Phil Vettel finds Erick Williams’ return at the new Southern restaurant Virtue in Hyde Park sticks to his ribs: “Small-plate highlights include fried green tomatoes, which, topped with remoulade-dressed shrimp, provides two Southern touchstones on one plate. Biscuits, with homemade butter and pimento cheese, and cornbread, with honey butter (the sweet butter isn’t overkill, as Williams’ cornbread is on the savory side) are irresistible, as is the platter of sliced ham with pickled okra, pepper jelly and house-made crackers. Roasted broccoli, presented on an oval platter with bell peppers, cheddar and candied pecans, is a triumph of assertive flavors and textural range — never skip this dish.”

Williams also has a secondary purpose which partly explains why he chose Hyde Park: “His kitchen is a virtual incubator, with eager but inexperienced hires working side-by-side with industry veterans. ‘We’re literally training some guys from scratch — hands-on instruction,’ he said. ‘Virtue is partly a dream come true, partly my biggest challenge, but I know I’m getting the chance to change what the landscape of the kitchen looks like.’”

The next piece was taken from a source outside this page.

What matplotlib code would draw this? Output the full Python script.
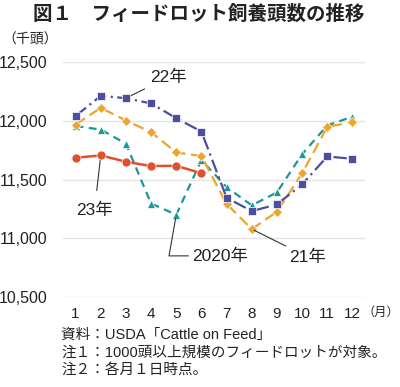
import matplotlib.pyplot as plt

plt.rcParams['font.family'] = ['Liberation Sans', 'Noto Sans CJK JP', 'DejaVu Sans']

months = list(range(1, 13))
y2020 = [11955, 11925, 11805, 11295, 11200, 11665, 11435, 11280, 11390, 11715, 11960, 12035]
y2021 = [11968, 12110, 12002, 11903, 11730, 11700, 11292, 11078, 11225, 11552, 11948, 11988]
y2022 = [12040, 12212, 12192, 12147, 12022, 11908, 11345, 11231, 11288, 11458, 11696, 11676]
y2023 = [11685, 11705, 11651, 11614, 11617, 11553]

yticks = [10500, 11000, 11500, 12000, 12500]
ytick_labels = ['10,500', '11,000', '11,500', '12,000', '12,500']

c_blue = '#4b4f9e'
c_orange = '#efa42c'
c_teal = '#1b9893'
c_red = '#e0502c'

fig = plt.figure(figsize=(4.0, 3.87), dpi=100)
ax = fig.add_axes([63 / 400, 90 / 387, 302 / 400, 235 / 387])

ax.plot(months, y2020, color=c_teal, linestyle=(0, (3.5, 2.5)), lw=1.6,
        marker='^', ms=6, mec='white', mew=0.5, zorder=3)
ax.plot(months, y2021, color=c_orange, linestyle=(0, (5, 2.5)), lw=1.6,
        marker='D', ms=5.5, mec='white', mew=0.5, zorder=3)
ax.plot(months, y2022, color=c_blue, linestyle=(0, (6, 2, 1, 2)), lw=1.6,
        marker='s', ms=6, mec='white', mew=0.5, zorder=4)
ax.plot(months[:len(y2023)], y2023, color=c_red, linestyle='-', lw=1.8,
        marker='o', ms=6.5, mec='white', mew=0.5, zorder=5)

ax.set_xlim(0.5, 12.5)
ax.set_ylim(10500, 12500)
ax.set_yticks(yticks)
ax.set_yticklabels(ytick_labels)
ax.set_xticks(months)
ax.set_xticklabels([str(m) for m in months])
ax.tick_params(axis='both', length=0, labelsize=11.5, colors='#222222')
ax.tick_params(axis='x', labelsize=11)
ax.tick_params(axis='y', pad=11)
ax.tick_params(axis='x', pad=7)
ax.grid(axis='y', color='#e4e4e4', lw=1)
ax.set_axisbelow(True)
for s in ax.spines.values():
    s.set_visible(False)

# 系列ラベル
lab = dict(fontsize=12.5, color='#222222', va='center')
ax.annotate('22年', xy=(3, y2022[2]), xytext=(3.95, 12370), ha='left',
            arrowprops=dict(arrowstyle='-', color='#333333', lw=0.8,
                            shrinkA=2, shrinkB=3), **lab)
ax.annotate('23年', xy=(2, y2023[1]), xytext=(1.75, 11235), ha='center',
            arrowprops=dict(arrowstyle='-', color='#333333', lw=0.8,
                            shrinkA=7, shrinkB=2), **lab)
ax.annotate('2020年', xy=(5, y2020[4]), xytext=(5.65, 10850), ha='left',
            arrowprops=dict(arrowstyle='-', color='#333333', lw=0.8,
                            shrinkA=1, shrinkB=3,
                            connectionstyle='angle,angleA=0,angleB=80,rad=0'), **lab)
ax.annotate('21年', xy=(8, y2021[7]), xytext=(9.5, 10840), ha='left',
            arrowprops=dict(arrowstyle='-', color='#333333', lw=0.8,
                            shrinkA=1, shrinkB=2), **lab)

fig.text(199 / 400, 1 - 14 / 387, '図１　フィードロット飼養頭数の推移',
         ha='center', va='center', fontsize=14, fontweight='bold', color='#222222')
fig.text(2 / 400, 1 - 40 / 387, '（千頭）', ha='left', va='center', fontsize=10, color='#222222')
fig.text(399.5 / 400, 1 - 313 / 387, '（月）', ha='right', va='center', fontsize=8.8, color='#222222')

notes = ['資料：USDA「Cattle on Feed」',
         '注１：1000頭以上規模のフィードロットが対象。',
         '注２：各月１日時点。']
for i, t in enumerate(notes):
    fig.text(61 / 400, 1 - (335 + 17.5 * i) / 387, t, ha='left', va='center',
             fontsize=10.5, color='#222222')

fig.savefig('out.png', dpi=100, facecolor='white')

Indian food is one badly in need of new approaches in Chicago, and it sounds like Egg-O-Holic is just that, offering the late night street food of Gujarat: “The famously vegetarian state of Gujarat in northwestern India is also famously dry. And yet after dark in many large cities, out come the laaris, street food carts, many trafficking in an endless variety of egg dishes well-suited to meet the restorative demands of anyone who happens to have imbibed,” explains Mike Sula.

“The menu is extensive, with ‘eggetizers’ ranging from plain boiled eggs, to masala-spiced French toast, to cheesy egg masala roti; more substantial rich curries and scrambles; and grilled egg and cheese sandwiches. Egg abstainers are appeased with grilled cheese sandwiches and dishes that substitute paneer for the ova.”


The closing of Vera was a loss, but Mark Mendez taking over the kitchen at City Winery was a win-win, it seemed to me, letting a top chef focus on the food at a place with a built-in audience over running the whole business. Joanne Trestrail checks it out for business lunch and finds “He’s been tweaking the menu a little at a time, to good effect…Pan-roasted chicken with roasted carrots, parsnips and fingerling potatoes ($24) is excellently flavorful, a homey meal on a cold day. Pulled lamb on pita ($16) with spiced yogurt sauce is gyro-like but without the usual heaviness of that classic sandwich; herbed fries are superb.” (Crain’s)


And the best restaurant in Chicago… is in Waukegan! That at least is the conclusion of Yelp, says Nick Kindelsperger after seeing the mega-website’s latest “100 Best Places to Eat in the U.S.” list: “Because I worked in the town for a couple of years, I’m actually quite familiar with Papa Marcos Grill And Kabob (#57). It’s genuinely one of the friendliest family-run restaurants I’ve been to, even if there are more ambitious Middle Eastern restaurants around.” The explanation is that Yelp averages ratings and reviews and to some extent volume of reviews, and then adjusts for the volume of reviews in an area—so that a relatively underreviewed area (as Waukegan probably is, compared to, say, River North) apparently gets outsized results for its best-scoring spots.

Or maybe Bangers & Brews in Bend, Oregon really is an Alinea in disguise at #1. Years ago I set out to make fun of a Brazilian steak-on-swords place in the burbs that was the highest scoring restaurant in the Chicago area on some list. But when I talked to to the owner-manager, he proved to be so service focused and so caring about his customers that I ended up convinced that in its own way, the list wasn’t wrong.


Amy Cavanaugh has an interesting piece at Plate (registration required) on Dave Beran and his restaurant Dialogue in Los Angeles—instead of focusing on the former Next chef’s food, it focuses on how he wound up in L.A. (he started looking for a space in New York or San Francisco) and after a first space fell through, regrouped to spend some time getting to better know the city while working for Wolfgang Puck: “’I had six months of immersion in the L.A. dining scene where no one cared who I was or what I was doing, because I was just working for him and I wasn’t in front of the public,’ Beran says. He used the time to visit farmers’ markets that Puck suggested and check out different neighborhoods.”

Another interesting part is that from early on, he built fairer pay for cooks and even profit-sharing into the concept: “‘We wanted to give our staff a sense of ownership and make sure the quality of life was good, both from a paid perspective, but also in the hours that they work,’ he says. ‘You can’t have people working 18 hours a day, five days a week, and burning themselves out. We do four-and-a-half services a week, so one day we’ll do one seating instead of two to give people an early evening.’”


This Chicago magazine feature on black-colored dishes is fun mainly for the photos of so many Goth-looking dishes and drinks.


Oh no! Fires are a rite of passage for barbecue joints but they can lead to long, long closings (see County, which just reopened two years later). Beloved Irving Park BBQ spot Smoque had a small fire in its walls this weekend but say they hope to reopen Tuesday.